How To Deal With Lawn Thatch
So, what the heck is lawn thatch?
Thatch is a layer of dead organic material that occurs naturally between the soil and the blades or leaves of the grass itself. If your lawn is relatively healthy, you may have not even noticed it before. Look closely, and you’ll see it. It looks like dead grass embedded around the roots, just above the soil.
Before you start crawling around pulling all of your grass out, understand that a little bit of thatch is natural in any lawn. In fact, the right amount of thatch can actually help protect your lawn’s roots from heat and sun damage during hot summer days.
However, too much thatch can be a problem.
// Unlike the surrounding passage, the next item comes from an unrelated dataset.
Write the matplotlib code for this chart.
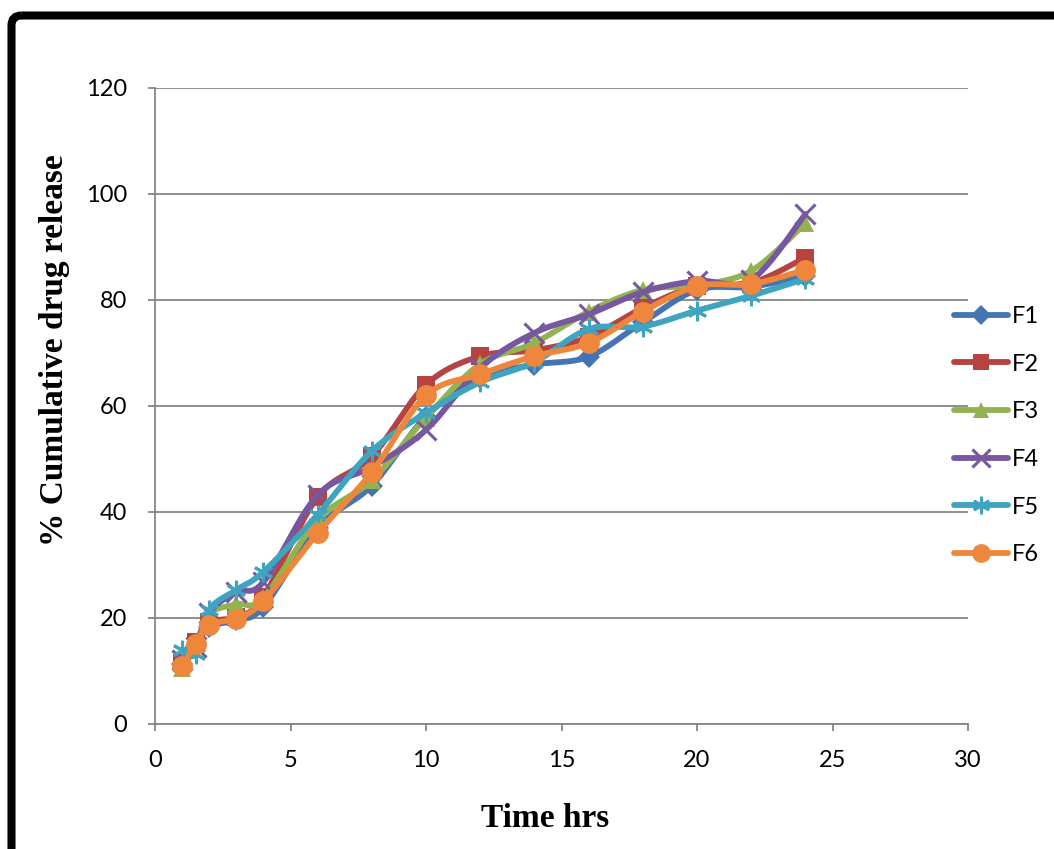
import numpy as np
import matplotlib
matplotlib.use("Agg")
import matplotlib.pyplot as plt
from matplotlib.patches import FancyBboxPatch
from matplotlib.lines import Line2D

time = [1, 1.5, 2, 3, 4, 6, 8, 10, 12, 14, 16, 18, 20, 22, 24]
F1 = [11.3, 14.7, 18.3, 19.6, 22.1, 37.0, 45.0, 58.0, 65.3, 67.8, 69.3, 75.8, 81.9, 82.5, 84.5]
F2 = [11.5, 15.5, 19.2, 20.2, 24.0, 42.8, 50.5, 64.0, 69.4, 70.5, 73.0, 78.5, 82.6, 83.2, 88.0]
F3 = [10.6, 15.0, 20.8, 22.6, 23.8, 38.5, 46.0, 57.8, 67.9, 71.9, 77.8, 81.9, 82.8, 85.5, 94.5]
F4 = [12.0, 14.5, 21.0, 25.0, 26.8, 43.2, 48.5, 55.5, 67.2, 73.8, 77.3, 81.5, 83.6, 83.8, 96.2]
F5 = [14.0, 13.2, 21.5, 25.3, 28.7, 39.5, 51.5, 58.7, 64.5, 68.3, 74.5, 75.0, 78.0, 80.8, 84.0]
F6 = [10.9, 15.1, 18.7, 19.9, 23.2, 36.0, 47.5, 62.0, 66.0, 69.4, 71.9, 77.8, 82.6, 83.0, 85.7]

labels = ["F1", "F2", "F3", "F4", "F5", "F6"]
series = [F1, F2, F3, F4, F5, F6]
colors = ["#4474B4", "#B6433F", "#92B350", "#7657A0", "#3FA4C0", "#EE873C"]
markers = ["D", "s", "^", "x", (6, 2, 0), "o"]
msizes = [11, 13, 13, 14, 14, 15]

xticks = [0, 5, 10, 15, 20, 25, 30]
yticks = [0, 20, 40, 60, 80, 100, 120]


def smooth(x, y, n=30):
    x = np.asarray(x, float)
    y = np.asarray(y, float)
    P = np.column_stack([x, y])
    out = []
    m = len(P)
    for i in range(m - 1):
        p0 = P[i - 1] if i > 0 else P[i]
        p1 = P[i]
        p2 = P[i + 1]
        p3 = P[i + 2] if i + 2 < m else P[i + 1]
        c1 = p1 + (p2 - p0) / 6.0
        c2 = p2 - (p3 - p1) / 6.0
        t = np.linspace(0, 1, n)[:, None]
        b = ((1 - t) ** 3) * p1 + 3 * ((1 - t) ** 2) * t * c1 + 3 * (1 - t) * t ** 2 * c2 + t ** 3 * p2
        if i > 0:
            b = b[1:]
        out.append(b)
    out = np.vstack(out)
    return out[:, 0], out[:, 1]


W, H = 1054, 849
fig = plt.figure(figsize=(W / 100, H / 100), dpi=100)
ax_l, ax_r, ax_t, ax_b = 155, 968, 88, 724
ax = fig.add_axes([ax_l / W, 1 - ax_b / H, (ax_r - ax_l) / W, (ax_b - ax_t) / H])
aw, ah = ax_r - ax_l, ax_b - ax_t

grid_c = "#868686"
LW = 4.2
for i, (lab, ys, c, mk, ms) in enumerate(zip(labels, series, colors, markers, msizes)):
    sx, sy = smooth(time, ys)
    ax.plot(sx, sy, color=c, lw=LW, solid_capstyle="round", zorder=3 + i)
    if mk == "x" or isinstance(mk, tuple):
        ax.plot(time, ys, linestyle="none", marker=mk, ms=ms, mew=2.2, color=c, zorder=3 + i)
    else:
        ax.plot(time, ys, linestyle="none", marker=mk, ms=ms, mew=0, color=c, zorder=3 + i)

ax.set_xlim(0, 30)
ax.set_ylim(0, 120)
ax.set_xticks(xticks)
ax.set_yticks(yticks)
ax.yaxis.grid(True, color=grid_c, lw=1.3)
ax.set_axisbelow(True)
for s in ["top", "right"]:
    ax.spines[s].set_visible(False)
for s in ["left", "bottom"]:
    ax.spines[s].set_color(grid_c)
    ax.spines[s].set_linewidth(1.3)
ax.tick_params(axis="both", colors=grid_c, labelcolor="black", length=5, width=1.3,
               labelsize=17)
for t in ax.get_xticklabels() + ax.get_yticklabels():
    t.set_fontfamily("Lato")
ax.tick_params(axis="y", pad=15)
ax.tick_params(axis="x", pad=14)

ax.set_xlabel("Time hrs", fontfamily="Liberation Serif", fontweight="bold", fontsize=24)
ax.set_ylabel("% Cumulative drug release", fontfamily="Liberation Serif", fontweight="bold",
              fontsize=24)
ax.xaxis.set_label_coords((545 - ax_l) / aw, (ax_b - 803) / ah)
ax.yaxis.set_label_coords((70 - ax_l) / aw, (ax_b - 350) / ah)

handles = []
for lab, c, mk, ms in zip(labels, colors, markers, msizes):
    mew = 2.2 if (mk == "x" or isinstance(mk, tuple)) else 0
    handles.append(Line2D([], [], color=c, lw=LW, marker=mk, ms=ms * 0.9, mew=mew,
                          solid_capstyle="round"))
leg = fig.legend(handles, labels, loc="upper left", bbox_to_anchor=(954 / W, 1 - 306 / H),
                 frameon=False, prop={"family": "Lato", "size": 17}, handlelength=2.3,
                 handletextpad=0.15, labelspacing=1.13, borderpad=0, borderaxespad=0)

# outer rounded frame (only left/top visible in the crop)
ov = fig.add_axes([0, 0, 1, 1], zorder=-1)
ov.set_xlim(0, W)
ov.set_ylim(H, 0)
ov.axis("off")
ov.add_patch(FancyBboxPatch((11.5, 15.5), 1200, 1000, boxstyle="round,pad=0,rounding_size=10",
                            fill=False, ec="black", lw=5.8))

fig.savefig("out.png", dpi=100)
A thick layer of thatch can block the movement of air and nutrients to the soil. Grass roots will grow upward from the soil into the layer of thatch in search of air and nutrients. This can cause the roots to become weak and damaged by harsh temperatures, disease, and pests. Too much thatch can also cause moisture problems in your lawn, holding too much water during wet periods and repelling water during dry periods.
So who are you going to call? Ghost Busters? Of course not, because they’re fictional characters. Just call me at Mowers Direct and I’ll help you pick out the perfect dethatcher to break up and remove excess thatch from your lawn. The tines of a lawn dethatcher will pull the excess thatch out of your lawn similarly to how a comb or brush collects and removes loose hair.
You can get different kinds of dethatchers depending on the size of your lawn as well as your personal preferences. If you have a riding mower and a large lawn, you can choose to get a tow behind dethatcher. This type of dethatcher will attach to the back of your riding mower and dethatch as you ride. If you don’t use a riding mower, or would just like something that does a more quality job, you can get a walk-behind dethatcher. This type of dethatcher operates similarly to a walk-behind mower and comes in either gas or electric.
The best time to dethatch your lawn is in late summer or early fall. It’s easiest to dethatch when the ground and the grass are slightly moist, because the moisture will help the thatch stick together on the tines. Before dethatching, mow your lawn at a slightly lower height than normal. It’s best to make two passes over your lawn with the dethatcher, using a different pattern each time. After you finish dethatching, you’ll want to sweep up or rake up the debris.
You’ll be amazed at the difference it makes. Happy dethatching!